**WHAT YOU NEED TO DO:** Repeat the material exactly from its first line to the line that includes "X_AXIS_END = 91.6". Skip pictures.

**STORED DATA:**
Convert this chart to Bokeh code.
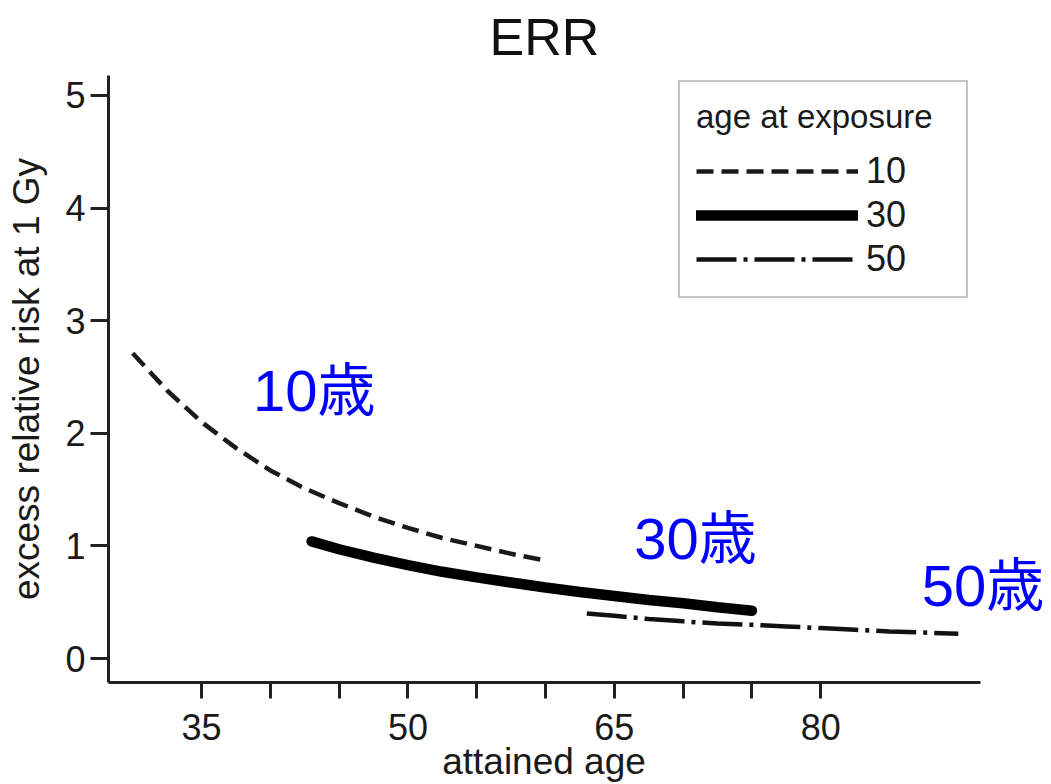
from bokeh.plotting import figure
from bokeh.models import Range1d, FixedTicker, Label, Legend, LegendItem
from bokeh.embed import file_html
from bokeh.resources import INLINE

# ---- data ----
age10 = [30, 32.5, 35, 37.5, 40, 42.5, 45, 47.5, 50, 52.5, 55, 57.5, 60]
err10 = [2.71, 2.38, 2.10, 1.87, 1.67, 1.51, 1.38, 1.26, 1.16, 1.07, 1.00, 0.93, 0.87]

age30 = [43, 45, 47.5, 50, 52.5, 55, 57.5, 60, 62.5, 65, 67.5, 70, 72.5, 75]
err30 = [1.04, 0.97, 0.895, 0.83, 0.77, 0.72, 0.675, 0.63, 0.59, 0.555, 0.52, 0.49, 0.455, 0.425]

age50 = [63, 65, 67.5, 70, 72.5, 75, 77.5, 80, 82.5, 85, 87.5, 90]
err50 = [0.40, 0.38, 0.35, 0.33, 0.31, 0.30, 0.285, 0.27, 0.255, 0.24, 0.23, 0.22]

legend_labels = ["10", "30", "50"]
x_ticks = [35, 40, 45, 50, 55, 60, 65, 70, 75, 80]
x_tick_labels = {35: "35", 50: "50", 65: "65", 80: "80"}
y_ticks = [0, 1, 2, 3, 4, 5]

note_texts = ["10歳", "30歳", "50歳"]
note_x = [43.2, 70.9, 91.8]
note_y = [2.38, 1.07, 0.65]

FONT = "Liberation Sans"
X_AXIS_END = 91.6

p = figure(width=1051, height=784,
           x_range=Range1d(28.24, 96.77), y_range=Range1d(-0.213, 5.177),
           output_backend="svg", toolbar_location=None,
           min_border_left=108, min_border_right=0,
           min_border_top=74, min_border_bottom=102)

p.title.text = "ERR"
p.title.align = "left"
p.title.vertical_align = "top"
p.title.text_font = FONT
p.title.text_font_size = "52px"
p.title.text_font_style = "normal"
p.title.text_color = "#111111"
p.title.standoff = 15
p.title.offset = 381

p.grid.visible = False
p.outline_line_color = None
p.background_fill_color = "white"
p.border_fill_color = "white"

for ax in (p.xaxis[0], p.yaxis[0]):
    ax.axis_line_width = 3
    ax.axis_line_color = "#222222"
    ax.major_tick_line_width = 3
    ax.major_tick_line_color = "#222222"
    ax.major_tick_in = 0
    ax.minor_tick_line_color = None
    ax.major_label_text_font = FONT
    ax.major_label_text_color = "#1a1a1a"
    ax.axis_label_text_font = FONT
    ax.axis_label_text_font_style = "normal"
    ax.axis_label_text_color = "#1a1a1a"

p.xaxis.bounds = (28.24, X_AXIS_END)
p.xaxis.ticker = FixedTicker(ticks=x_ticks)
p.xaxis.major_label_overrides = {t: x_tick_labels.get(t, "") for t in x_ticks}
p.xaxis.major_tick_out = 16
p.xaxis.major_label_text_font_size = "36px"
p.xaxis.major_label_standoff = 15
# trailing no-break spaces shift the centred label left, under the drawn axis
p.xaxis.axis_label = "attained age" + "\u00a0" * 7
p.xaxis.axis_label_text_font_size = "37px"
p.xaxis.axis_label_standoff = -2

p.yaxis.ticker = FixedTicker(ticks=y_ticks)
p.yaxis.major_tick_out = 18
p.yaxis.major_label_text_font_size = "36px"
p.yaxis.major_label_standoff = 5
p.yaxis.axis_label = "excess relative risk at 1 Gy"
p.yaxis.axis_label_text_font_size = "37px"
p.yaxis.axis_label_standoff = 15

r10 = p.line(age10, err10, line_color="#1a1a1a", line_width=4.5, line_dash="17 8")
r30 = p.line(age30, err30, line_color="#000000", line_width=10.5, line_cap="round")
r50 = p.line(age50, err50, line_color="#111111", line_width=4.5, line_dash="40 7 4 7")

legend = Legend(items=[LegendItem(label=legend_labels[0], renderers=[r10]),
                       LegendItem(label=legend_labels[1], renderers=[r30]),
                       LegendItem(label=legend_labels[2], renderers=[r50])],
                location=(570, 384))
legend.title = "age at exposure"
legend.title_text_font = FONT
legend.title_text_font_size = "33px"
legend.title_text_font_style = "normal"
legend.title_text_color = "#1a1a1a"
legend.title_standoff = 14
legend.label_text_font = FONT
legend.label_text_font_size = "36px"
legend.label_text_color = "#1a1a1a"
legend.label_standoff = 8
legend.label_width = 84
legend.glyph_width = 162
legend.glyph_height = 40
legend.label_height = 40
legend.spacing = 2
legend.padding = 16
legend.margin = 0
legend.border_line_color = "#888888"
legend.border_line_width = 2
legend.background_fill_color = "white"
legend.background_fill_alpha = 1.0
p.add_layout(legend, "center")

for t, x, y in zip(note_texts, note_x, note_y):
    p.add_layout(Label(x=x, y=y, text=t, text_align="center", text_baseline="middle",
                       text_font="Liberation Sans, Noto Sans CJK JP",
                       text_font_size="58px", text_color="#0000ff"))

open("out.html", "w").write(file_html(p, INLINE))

**WRITTEN RESPONSE:**
Convert this chart to Bokeh code.
from bokeh.plotting import figure
from bokeh.models import Range1d, FixedTicker, Label, Legend, LegendItem
from bokeh.embed import file_html
from bokeh.resources import INLINE

# ---- data ----
age10 = [30, 32.5, 35, 37.5, 40, 42.5, 45, 47.5, 50, 52.5, 55, 57.5, 60]
err10 = [2.71, 2.38, 2.10, 1.87, 1.67, 1.51, 1.38, 1.26, 1.16, 1.07, 1.00, 0.93, 0.87]

age30 = [43, 45, 47.5, 50, 52.5, 55, 57.5, 60, 62.5, 65, 67.5, 70, 72.5, 75]
err30 = [1.04, 0.97, 0.895, 0.83, 0.77, 0.72, 0.675, 0.63, 0.59, 0.555, 0.52, 0.49, 0.455, 0.425]

age50 = [63, 65, 67.5, 70, 72.5, 75, 77.5, 80, 82.5, 85, 87.5, 90]
err50 = [0.40, 0.38, 0.35, 0.33, 0.31, 0.30, 0.285, 0.27, 0.255, 0.24, 0.23, 0.22]

legend_labels = ["10", "30", "50"]
x_ticks = [35, 40, 45, 50, 55, 60, 65, 70, 75, 80]
x_tick_labels = {35: "35", 50: "50", 65: "65", 80: "80"}
y_ticks = [0, 1, 2, 3, 4, 5]

note_texts = ["10歳", "30歳", "50歳"]
note_x = [43.2, 70.9, 91.8]
note_y = [2.38, 1.07, 0.65]

FONT = "Liberation Sans"
X_AXIS_END = 91.6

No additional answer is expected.